Before you churn the ice-cream dissolve the coffee in 1tbsp boiling water and leave to cool. Toast the walnut halves in a dry frying pan just enough to get their oils going. Again, do it ahead of time so they’re not still hot as they go into the ice-cream.

When it is time to churn, first pour in the custard then add the coffee and then the walnut pieces, crumbling them into smaller chunks as they go in.  Keep the ice-cream in the freezer until time to serve.

With a dessert like this one I think you need to have something alongside with a more substantial texture to bolster the tender pear flesh and creamy ice.
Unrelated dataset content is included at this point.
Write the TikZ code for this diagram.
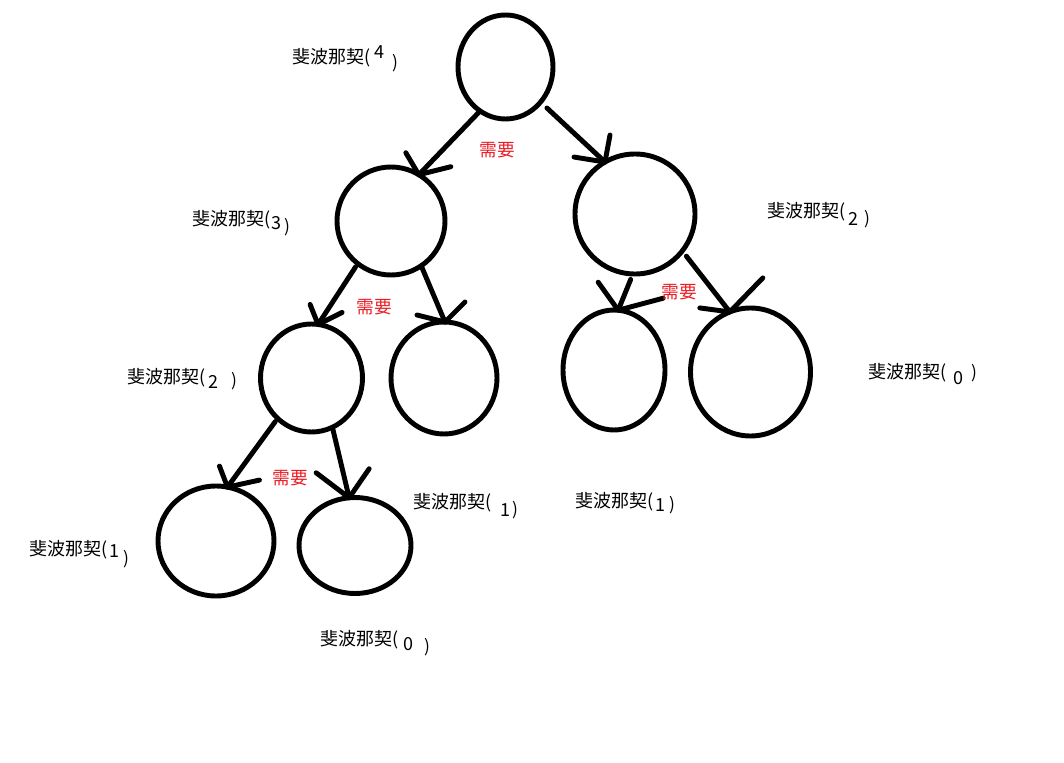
\documentclass[tikz,border=0pt]{standalone}
\usepackage{fontspec}
\setmainfont{Noto Sans CJK SC}
\usetikzlibrary{shapes.geometric,calc}
\definecolor{labred}{RGB}{237,28,36}
\tikzset{
  circ/.style 2 args={draw,ellipse,line width=3.7pt,inner sep=0pt,outer sep=0pt,minimum width=#1,minimum height=#2},
  ln/.style={line width=3.7pt,line cap=round,line join=round},
  fibtxt/.style={inner sep=0pt,anchor=west,font=\fontsize{13.5pt}{16pt}\selectfont},
  fibnum/.style={inner sep=0pt,font=\fontsize{13.5pt}{16pt}\selectfont},
  fibpar/.style={inner sep=0pt,font=\fontsize{13pt}{15pt}\selectfont},
  needtxt/.style={inner sep=0pt,text=labred,font=\fontsize{13.3pt}{15pt}\selectfont}
}
\begin{document}
\begin{tikzpicture}[x=0.75pt,y=-0.75pt]
\fill[white] (0,0) rectangle (1064,763);
\useasboundingbox (0,0) rectangle (1064,763);

% circles
\node[circ={71.25pt}{78pt}] (root) at (505.5,67) {};
\node[circ={81pt}{81pt}] (n3) at (391,221) {};
\node[circ={90pt}{90pt}] (n2R) at (635,214) {};
\node[circ={76.5pt}{81pt}] (n2L) at (311.5,378) {};
\node[circ={79.5pt}{84pt}] (n5) at (444,378) {};
\node[circ={76.5pt}{90pt}] (n6) at (614,370) {};
\node[circ={90pt}{96pt}] (n7) at (750.5,372) {};
\node[circ={87pt}{82.5pt}] (n8) at (216,541) {};
\node[circ={84pt}{72pt}] (n9) at (355,545.5) {};

% connectors with hand-drawn heads
\draw[ln] (root.240) -- (n3.59);
\draw[ln] ($(n3.59)+(-13,-22)$) -- (n3.59) -- ($(n3.59)+(32,-8)$);

\draw[ln,shorten <=6.5pt] (root.315) -- (n2R.120);
\draw[ln] ($(n2R.120)+(-31,-5)$) -- (n2R.120) -- ($(n2R.120)+(5,-27)$);

\draw[ln,shorten <=3pt] (n3.232) -- (n2L.83);
\draw[ln] ($(n2L.83)+(-8,-20)$) -- (n2L.83) -- ($(n2L.83)+(24,-12)$);

\draw[ln] (n3.304) -- (n5.89);
\draw[ln] ($(n5.89)+(-28,-7)$) -- (n5.89) -- ($(n5.89)+(20,-20)$);

\draw[ln,shorten <=4.5pt] (n2R.268) -- (n6.86);
\draw[ln] ($(n6.86)+(-20,-28)$) -- (n6.86) -- ($(n6.86)+(45,-12)$);

\draw[ln,shorten <=5pt] (n2R.322) -- (n7.109);
\draw[ln] ($(n7.109)+(-30,-4)$) -- (n7.109) -- ($(n7.109)+(33,-34)$);

\draw[ln,shorten <=3pt] (n2L.230) -- (n8.78);
\draw[ln] ($(n8.78)+(-8,-21)$) -- (n8.78) -- ($(n8.78)+(32,-7)$);

\draw[ln] (n2L.293) -- (n9.97);
\draw[ln] ($(n9.97)+(-33,-25)$) -- (n9.97) -- ($(n9.97)+(20,-29)$);

% red labels
\node[needtxt] (r1) at (497,150) {需要};
\node[needtxt] (r2) at (374,307) {需要};
\node[needtxt] (r3) at (679.5,292) {需要};
\node[needtxt] (r4) at (290.5,478) {需要};

% fibonacci labels
\node[fibtxt] (t1) at (292,58) {斐波那契(};
\node[fibnum] (t1n) at (379,52) {4};
\node[fibpar] (t1p) at (395,63) {)};

\node[fibtxt] (t2) at (192,220) {斐波那契(};
\node[fibnum] (t2n) at (276.5,223) {3};
\node[fibpar] (t2p) at (287,227) {)};

\node[fibtxt] (t3) at (767,212) {斐波那契(};
\node[fibnum] (t3n) at (853,219) {2};
\node[fibpar] (t3p) at (867,219) {)};

\node[fibtxt] (t4) at (127,378) {斐波那契(};
\node[fibnum] (t4n) at (213,382) {2};
\node[fibpar] (t4p) at (234,381) {)};

\node[fibtxt] (t5) at (868,373) {斐波那契(};
\node[fibnum] (t5n) at (958,378) {0};
\node[fibpar] (t5p) at (974,373) {)};

\node[fibtxt] (t6) at (413,503) {斐波那契(};
\node[fibnum] (t6n) at (505,510) {1};
\node[fibpar] (t6p) at (515,510) {)};

\node[fibtxt] (t7) at (575,502) {斐波那契(};
\node[fibnum] (t7n) at (660,505) {1};
\node[fibpar] (t7p) at (672,505) {)};

\node[fibtxt] (t8) at (29,550) {斐波那契(};
\node[fibnum] (t8n) at (114,551) {1};
\node[fibpar] (t8p) at (126,559) {)};

\node[fibtxt] (t9) at (320,640) {斐波那契(};
\node[fibnum] (t9n) at (408,644) {0};
\node[fibpar] (t9p) at (427,647) {)};
\end{tikzpicture}
\end{document}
Shortbread would be good. Maybe a ginger snap. Even a sponge finger. Best of all are, I think, these lace biscuits made with porridge oats. The oats have a sort of winter breakfast / bowl-of-Ready-Brek-before-school feel to them that is very pleasing. They’re cooked into a chewy toffee-ness that is just fabulous with the rest of the dish. And thanks to the lace effect and their beautiful curled-up shape they are as much a feast for the eye as the taste buds.

Oaten Lace Biscuits  – makes about 28 biscuits, enough for 4 and more

Recipe from Jane Grigson’s ‘English Food’ cookbook.

Jane Grigson English Food cover75g butter
75g rolled porridge oats
125g caster sugar
1tsp plain flour
1tsp baking powder
1 egg

Preheat the oven to 180C. Line or grease two baking sheets and a rolling pin. Two pins would be handy.

Heat the butter in a saucepan until just melted, then take it off the heat and stir in the oats, sugar, flour and baking powder. Stir in the egg. Use teaspoons to drop small amounts of the mixture – no bigger than a pound coin – onto the baking sheets. Leave at least 2 inches between each one. These biscuits really spread in order to get the laced effect. Bake for about 8 minutes until golden.

Take the trays out of the oven and leave them alone for a minute. Then use a palette knife to gently one-by-one lift each biscuit off the tray, lay it over the rolling pin and, gently again, bend it around the curve of the pin. Leave to set in shape for 5 minutes or so before transferring to a wire rack to fully cool.

Repeat the process until all the mixture is used up. These lace biscuits will stay crisp for a day in an air-tight tin.

The only last thing to say if that if this seems like a lot of work for one dessert take comfort in that each element can be made ahead of time – and that the effort is absolutely worth it.